To insert at the end of the words in Proposition 3: … “But subject to the addition to the eight bullet points under the part of Appendix 1 entitled ‘Inclusive and equal community’ on page 12 of the following two bullet points:

  • Recognise the value of the early years, partnering with families and communities to ensure every child has a nurturing and supportive start in life.
  • Deliver on our responsibilities as Corporate Parent for all children in statutory care, including young care leavers.”


The aim of this amendment is simple. No plan for the Future of Guernsey is complete without referring to our most important asset and investment for the future – our children.

The whole spirit of the Plan reflects a commitment to the children of this island, and a desire to build them a future worth aspiring to. This amendment simply puts it there in black and white – so that we never overlook our children in policy-making; so that we do not leave any of our children behind.

I am grateful for the support of the whole Committee for Health and Social Care in laying this amendment, and for the endorsement from Deputy Jane Stephens, who chairs our Children’s Executive: leading the States in, and holding us accountable for, the delivery of the Children and Young People’s Plan.
I won’t tire Members with a long discussion of this amendment. I just want to draw out a couple of points which I think are important.

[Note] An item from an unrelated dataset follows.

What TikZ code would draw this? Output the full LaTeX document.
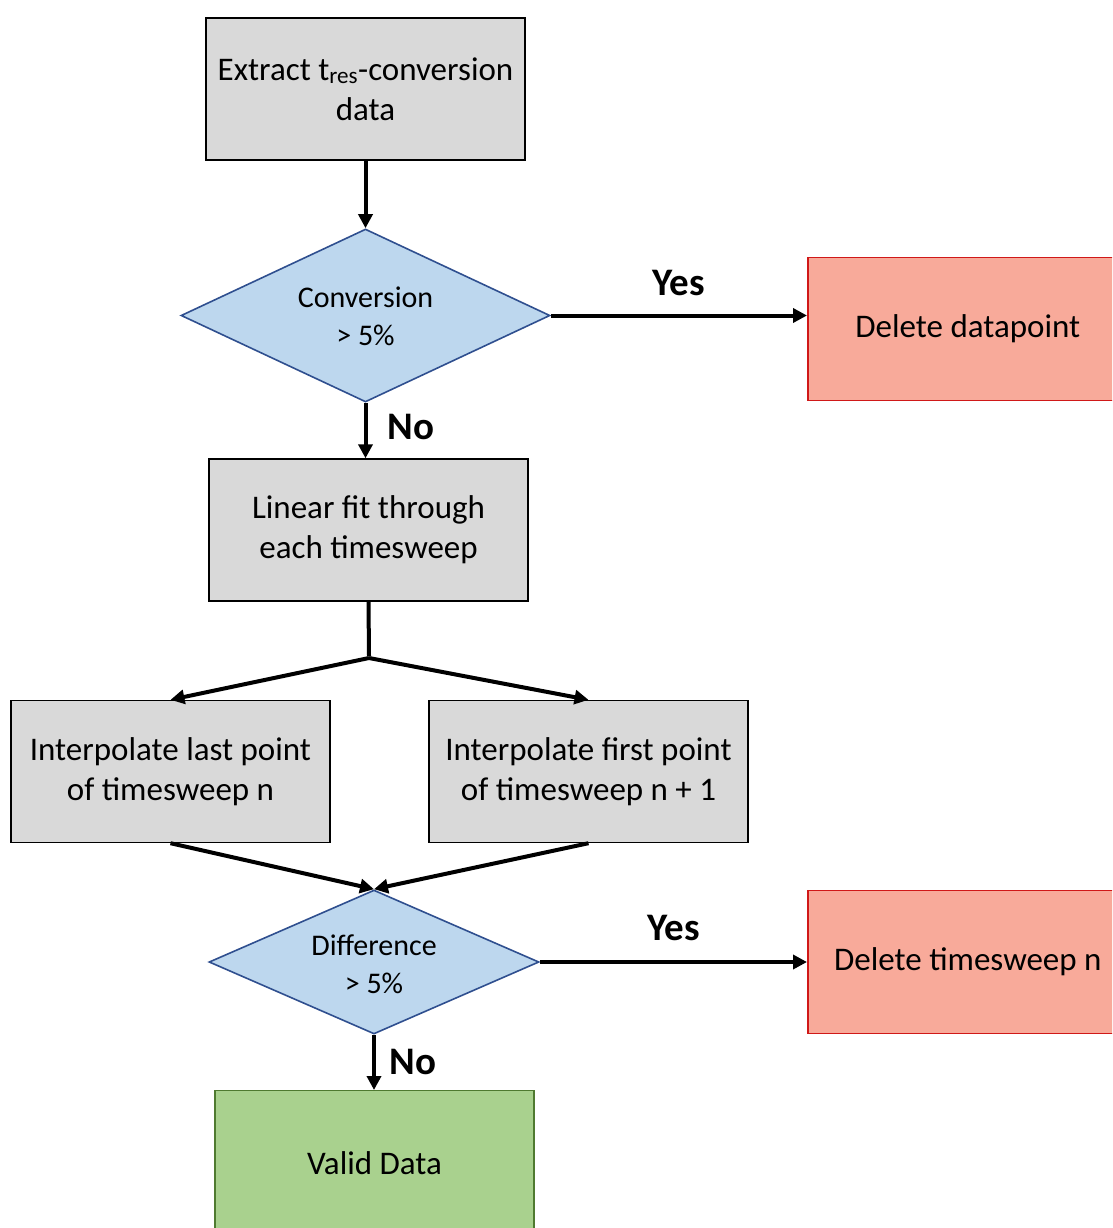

The first bullet point talks about the early years of a child’s life. This is commonly understood as the period from before birth until about five years old. The stage is set, at this age, for the rest of a person’s life. That doesn’t mean it’s too late to reduce disadvantage, or to improve wellbeing or confidence, or to build a love of learning, after this time. And the “Healthy Communities” amendment laid by Deputy Soulsby underlines the importance of acting early to prevent or mitigate problems, whatever age they first appear.

But a good start is important. And if we work to give all our children a good start in life, we are laying the foundation for a community of competent, ambitious, resilient and generous citizens – the kind who will make Guernsey “great today and better tomorrow”.

But is this government’s responsibility?

Well, yes and no. The wording of this amendment is carefully chosen. It’s not about what the States will do for children and young people, but what the States will do in partnership with families and communities for the next generation.

“The family is the natural and fundamental unit of society, and is entitled to protection by society and the State.” It says so in every international convention we accept or aspire to. We don’t talk enough about the family, and its role, when we are making policy – we tend to focus more on individuals, or society as a whole. That, I think, is something we would benefit from changing. Families matter, and we build our future on the strength of them.

It is families who have the primary responsibility for raising children into phenomenal young adults – as so many of our young people are. The States can help to create the conditions to do it well – but families, and the whole non-formal, unofficial network of friends, neighbours, faith and community groups, voluntary and professional providers of activities and services and learning and care, are right at the heart of this, and the government is often, rightly, a distant second. We make it possible. We don’t get in the way.

However, there are times when families just cannot provide the nurturing, supportive environment that every child and teenager needs. Sometimes, the best possible option for a child is to be brought into statutory care.

When that happens, we as a government have a very specific responsibility to that child. We become what’s known as a “Corporate Parent”. We cannot escape that responsibility – it is legally ours under the 2008 Children Law. That Law enshrines the principle that any “child in the care of the States is entitled to … similar levels of care, protection, guidance and control as would be expected … [from any] reasonable parents.” The Children & Young People’s Plan briefly reminded us of our duty in this respect. At the same time, it outlined the difficulties many young people in our care have lived through – family backgrounds often marked by some combination of domestic abuse, mental ill-health and substance misuse; personal brushes with the youth justice system; a profound disengagement with education and a struggle to achieve the basic qualifications they will need to access opportunities later in life. It is our parental responsibility to try and turn the tide on all of that.

It is also our responsibility not to drop our children as soon as they turn 18, just as any parent would continue to be there for their children, as young adults who are still finding their way in the world.

That is why the second bullet-point highlights our special duty, not only to children in care, but also to care leavers.

This responsibility belongs to all States’ Committees, and especially affects the Committees for Health & Social Care, for Education, Sport & Culture, for Home Affairs – and, as our children become young adults and need the keys to decent housing, financial security and employment opportunities, the Committee for Employment & Social Security.

It is a responsibility which we all need to understand better and prioritise more. Deputy Tooley and I have both been pushing for an introduction to Corporate Parenting for States Members since we were first elected, and we understand that will soon be coming. The Children’s Executive set up by P&R, which brings together all the Committees with a major role in this area – except, I believe, ESS, which may need to change – will help to ensure more coordinated working between public services to the benefit of all children, and especially those in our care.

An unambiguous commitment to our next generation has already been made through the States’ endorsement of the Children and Young People’s Plan earlier this year. That Plan reminded us that “it takes an island to raise a child.” This amendment hard-wires that commitment to all our islands’ children into the heart of the Policy & Resource Plan. I ask all Members to support it.